(SHORT PROBLEM): Find and copy every line in the records that includes the string "this".

(DATASET EXTRACT):
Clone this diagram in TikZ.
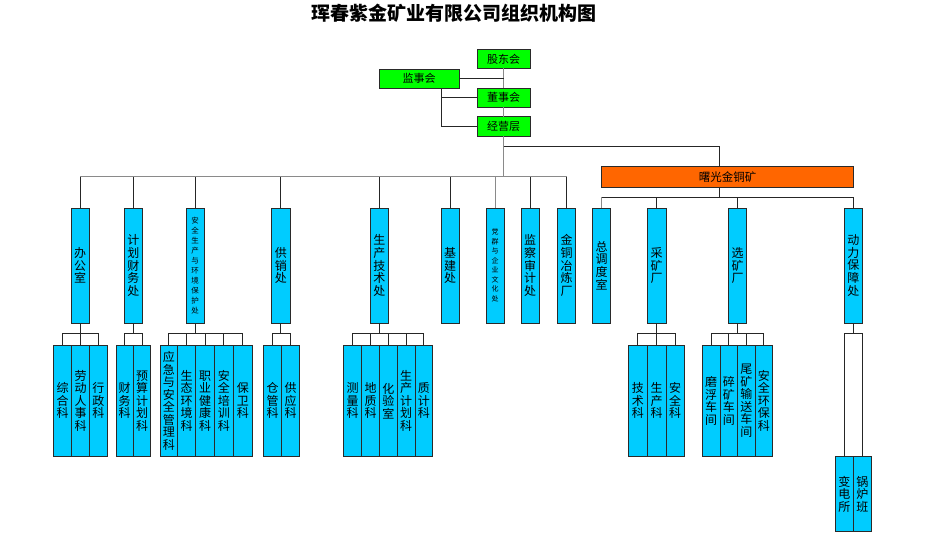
\documentclass[tikz,border=0pt]{standalone}
\usepackage{fontspec}
\newfontfamily\cjk{Noto Sans CJK SC}
\definecolor{boxgreen}{HTML}{00FF00}
\definecolor{boxblue}{HTML}{00CCFF}
\definecolor{boxorange}{HTML}{FF6600}
\definecolor{edgecol}{HTML}{2A2A2A}
\definecolor{linegray}{HTML}{8A8A8A}
\newcommand\mkbox[7]{%
  \node[#2, minimum width={(#4-#3)*1pt}, minimum height={(#6-#5)*1pt}]
    (#1) at ({(#3+#4)/2},{(#5+#6)/2}) {#7};}
\tikzset{
  basebox/.style={draw=edgecol, line width=0.8pt, inner sep=0pt, outer sep=0pt, align=center, text=black},
  greenbox/.style={basebox, fill=boxgreen, font=\cjk\fontsize{11}{12}\selectfont},
  orangebox/.style={basebox, fill=boxorange, font=\cjk\fontsize{11.5}{12}\selectfont},
  bluebox/.style={basebox, fill=boxblue, font=\cjk\fontsize{12}{12.6}\selectfont},
  smallbluebox/.style={basebox, fill=boxblue, font=\cjk\fontsize{7.5}{10}\selectfont},
  tinybluebox/.style={basebox, fill=boxblue, font=\cjk\fontsize{7}{9.5}\selectfont},
  leafbox/.style={basebox, fill=boxblue, font=\cjk\fontsize{12}{12.5}\selectfont},
  conn/.style={draw=black!85, line width=0.8pt},
  gconn/.style={draw=linegray, line width=0.9pt},
}
\begin{document}
\begin{tikzpicture}[x=1pt, y=-1pt]
\useasboundingbox[fill=white] (0,0) rectangle (925,544);

\node[font=\cjk\bfseries\fontsize{19}{19}\selectfont] (title) at (453.5,13.5) {珲春紫金矿业有限公司组织机构图};

% top level
\mkbox{gdh}{greenbox}{477}{530}{49.3}{68.3}{股东会}
\mkbox{jsh}{greenbox}{379}{459}{69}{88}{监事会}
\mkbox{dsh}{greenbox}{477}{530}{88.3}{107.3}{董事会}
\mkbox{jyc}{greenbox}{477}{530}{116.7}{136}{经营层}

\coordinate (yb) at (0,146.7);
\coordinate (y2) at (0,176.7);
\coordinate (y2b) at (0,197.3);
\coordinate (y3) at (0,333.3);
\coordinate (jx) at (441.7,88);
\coordinate (sgin) at (719.3,166.7);
\coordinate (sgout) at (719.3,187.3);

% second level
\mkbox{d1}{bluebox}{71}{89.3}{208}{323}{办\\公\\室}
\mkbox{d2}{bluebox}{124}{142.7}{208}{323}{计\\划\\财\\务\\处}
\mkbox{d3}{smallbluebox}{186}{204.3}{208}{323}{安\\全\\生\\产\\与\\环\\境\\保\\护\\处}
\mkbox{d4}{bluebox}{271.7}{290}{208}{323}{供\\销\\处}
\mkbox{d5}{bluebox}{370}{388.7}{208}{323}{生\\产\\技\\术\\处}
\mkbox{d6}{bluebox}{441}{459.3}{208}{323}{基\\建\\处}
\mkbox{d7}{tinybluebox}{486}{504}{208}{323}{党\\群\\与\\企\\业\\文\\化\\处}
\mkbox{d8}{bluebox}{521}{539}{208}{323}{监\\察\\审\\计\\处}
\mkbox{d9}{bluebox}{557.7}{575.7}{208}{323}{金\\铜\\冶\\炼\\厂}

\mkbox{sg}{orangebox}{601.7}{853.3}{166.7}{187.3}{曙光金铜矿}
\mkbox{m1}{bluebox}{592.7}{610.7}{208}{323}{总\\调\\度\\室}
\mkbox{m2}{bluebox}{647.3}{666}{208}{323}{采\\矿\\厂}
\mkbox{m3}{bluebox}{728.3}{746.7}{208}{323}{选\\矿\\厂}
\mkbox{m4}{bluebox}{844.3}{862.3}{208}{323}{动\\力\\保\\障\\处}

% third level
\mkbox{a1}{leafbox}{53.3}{71.7}{345}{456.7}{综\\合\\科}
\mkbox{a2}{leafbox}{71.7}{89.3}{345}{456.7}{劳\\动\\人\\事\\科}
\mkbox{a3}{leafbox}{89.3}{107.3}{345}{456.7}{行\\政\\科}

\mkbox{b1}{leafbox}{116}{133.3}{345}{456.7}{财\\务\\科}
\mkbox{b2}{leafbox}{133.3}{150.7}{345}{456.7}{预\\算\\计\\划\\科}

\mkbox{c1}{leafbox}{160}{177.7}{345}{456.7}{应\\急\\与\\安\\全\\管\\理\\科}
\mkbox{c2}{leafbox}{177.7}{195.7}{345}{456.7}{生\\态\\环\\境\\科}
\mkbox{c3}{leafbox}{195.7}{214.3}{345}{456.7}{职\\业\\健\\康\\科}
\mkbox{c4}{leafbox}{214.3}{233.3}{345}{456.7}{安\\全\\培\\训\\科}
\mkbox{c5}{leafbox}{233.3}{252.3}{345}{456.7}{保\\卫\\科}

\mkbox{e1}{leafbox}{263.3}{281.7}{345}{456.7}{仓\\管\\科}
\mkbox{e2}{leafbox}{281.7}{299.3}{345}{456.7}{供\\应\\科}

\mkbox{f1}{leafbox}{343.3}{361.7}{345}{456.7}{测\\量\\科}
\mkbox{f2}{leafbox}{361.7}{379.3}{345}{456.7}{地\\质\\科}
\mkbox{f3}{leafbox}{379.3}{397.3}{345}{456.7}{化\\验\\室}
\mkbox{f4}{leafbox}{397.3}{415}{345}{456.7}{生\\产\\计\\划\\科}
\mkbox{f5}{leafbox}{415}{432.7}{345}{456.7}{质\\计\\科}

\mkbox{g1}{leafbox}{628.3}{647.3}{345}{456.7}{技\\术\\科}
\mkbox{g2}{leafbox}{647.3}{666}{345}{456.7}{生\\产\\科}
\mkbox{g3}{leafbox}{666}{684}{345}{456.7}{安\\全\\科}

\mkbox{h1}{leafbox}{702.3}{720}{345}{456.7}{磨\\浮\\车\\间}
\mkbox{h2}{leafbox}{720}{737.7}{345}{456.7}{碎\\矿\\车\\间}
\mkbox{h3}{leafbox}{737.7}{755}{345}{456.7}{尾\\矿\\输\\送\\车\\间}
\mkbox{h4}{leafbox}{755}{772.7}{345}{456.7}{安\\全\\环\\保\\科}

\mkbox{k1}{leafbox}{835.3}{853.3}{456.7}{531.7}{变\\电\\所}
\mkbox{k2}{leafbox}{853.3}{871.3}{456.7}{531.7}{锅\\炉\\班}

% connectors: top
\draw[gconn] (gdh.south) -- (dsh.north);
\draw[gconn] (dsh.south) -- (jyc.north);
\draw[conn] (jsh.east) -- (jsh.east -| gdh.south);
\draw[conn] (jx) |- (jyc.west);
\draw[conn] (jx |- dsh.west) -- (dsh.west);
\draw[gconn] (jyc.south) -- (jyc.south |- y2);
\draw[conn] (jyc.south |- yb) -| (sgin);

% main bar
\draw[gconn] (d1.north |- y2) -- (d9.north |- y2);
\foreach \n in {d1,d2,d3,d4,d5,d6,d8,d9}
  \draw[conn] (\n.north) -- (\n.north |- y2);
\draw[gconn] (d7.north) -- (d7.north |- y2);

% mine bar
\draw[conn] (sgout) -- (sgout |- y2b);
\draw[conn] (m1.north |- y2b) -- (m4.north |- y2b);
\draw[gconn] (m1.north) -- (m1.north |- y2b);
\foreach \n in {m2,m3,m4}
  \draw[conn] (\n.north) -- (\n.north |- y2b);

% group bars
\foreach \p/\first/\last/\kids in {d1/a1/a3/{a1,a2,a3}, d2/b1/b2/{b1,b2}, d3/c1/c5/{c1,c2,c3,c4,c5}, d4/e1/e2/{e1,e2}, d5/f1/f5/{f1,f2,f3,f4,f5}, m2/g1/g3/{g1,g2,g3}, m3/h1/h4/{h1,h2,h3,h4}, m4/k1/k2/{k1,k2}}{
  \draw[conn] (\p.south) -- (\p.south |- y3);
  \draw[conn] (\first.north |- y3) -- (\last.north |- y3);
  \foreach \c in \kids
    \draw[conn] (\c.north) -- (\c.north |- y3);
}
\end{tikzpicture}
\end{document}
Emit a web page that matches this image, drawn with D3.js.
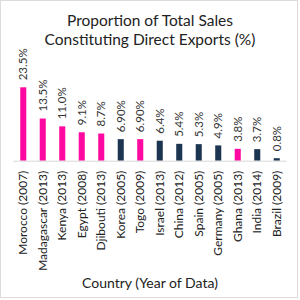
<!DOCTYPE html>
<html>
<head>
<meta charset="utf-8">
<script src="https://cdn.jsdelivr.net/npm/d3@7"></script>
<style>
body{margin:0;background:#fff;}
text{font-family:Lato,"Open Sans",sans-serif;}
</style>
</head>
<body>
<div id="chart"></div>
<script>
var countries = ["Morocco (2007)","Madagascar (2013)","Kenya (2013)","Egypt (2008)","Djibouti (2013)","Korea (2005)","Togo (2009)","Israel (2013)","China (2012)","Spain (2005)","Germany (2005)","Ghana (2013)","India (2014)","Brazil (2009)"];
var values = [23.5,13.5,11.0,9.1,8.7,6.9,6.9,6.4,5.4,5.3,4.9,3.8,3.7,0.8];
var valueLabels = ["23.5%","13.5%","11.0%","9.1%","8.7%","6.90%","6.90%","6.4%","5.4%","5.3%","4.9%","3.8%","3.7%","0.8%"];
var african = [true,true,true,true,true,false,true,false,false,false,false,true,false,false];

var W = 300, H = 300;
var svg = d3.select("#chart").append("svg").attr("width",W).attr("height",H);

svg.append("rect").attr("x",0.5).attr("y",0.5).attr("width",297).attr("height",297)
  .attr("fill","#fff").attr("stroke","#dcdcdc");

// titulo
svg.append("text").attr("x",150).attr("y",26).attr("text-anchor","middle")
  .attr("font-size",15.5).attr("fill","#222").text("Proportion of Total Sales");
svg.append("text").attr("x",150).attr("y",45).attr("text-anchor","middle")
  .attr("font-size",15.5).attr("fill","#222").text("Constituting Direct Exports (%)");

var x = d3.scaleBand().domain(countries).range([13.5,286.5]).paddingInner(0.69).paddingOuter(0.345);
var y = d3.scaleLinear().domain([0,23.5]).range([160.7,87.3]);

var g = svg.append("g");
g.selectAll("rect.bar").data(values).enter().append("rect").attr("class","bar")
  .attr("x",function(d,i){return x(countries[i]);})
  .attr("y",function(d){return y(d);})
  .attr("width",x.bandwidth())
  .attr("height",function(d){return y(0)-y(d);})
  .attr("fill",function(d,i){return african[i] ? "#ff0aa0" : "#1c3550";});

// eje x
var xAxis = svg.append("g").attr("transform","translate(0,"+y(0)+")")
  .call(d3.axisBottom(x).tickSize(0).tickPadding(0));
xAxis.select(".domain").attr("stroke","#d8d8d8").attr("d","M13.5,0.5H286.5");
xAxis.selectAll(".tick text")
  .attr("transform","rotate(-90)")
  .attr("text-anchor","end")
  .attr("x",-10).attr("y",0).attr("dy","0.35em")
  .attr("font-size",12).attr("font-family","Lato,sans-serif").attr("fill","#222");

// etiquetas de valor
g.selectAll("text.val").data(values).enter().append("text").attr("class","val")
  .attr("transform",function(d,i){
    return "translate("+(x(countries[i])+x.bandwidth()/2)+","+(y(d)-7)+") rotate(-90)";})
  .attr("dy","0.35em").attr("font-size",11.5).attr("fill","#333")
  .text(function(d,i){return valueLabels[i];});

svg.append("text").attr("x",150).attr("y",288).attr("text-anchor","middle")
  .attr("font-size",14).attr("fill","#222").text("Country (Year of Data)");
</script>
</body>
</html>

(ANSWER IN FULL):
Clone this diagram in TikZ.
Emit a web page that matches this image, drawn with D3.js.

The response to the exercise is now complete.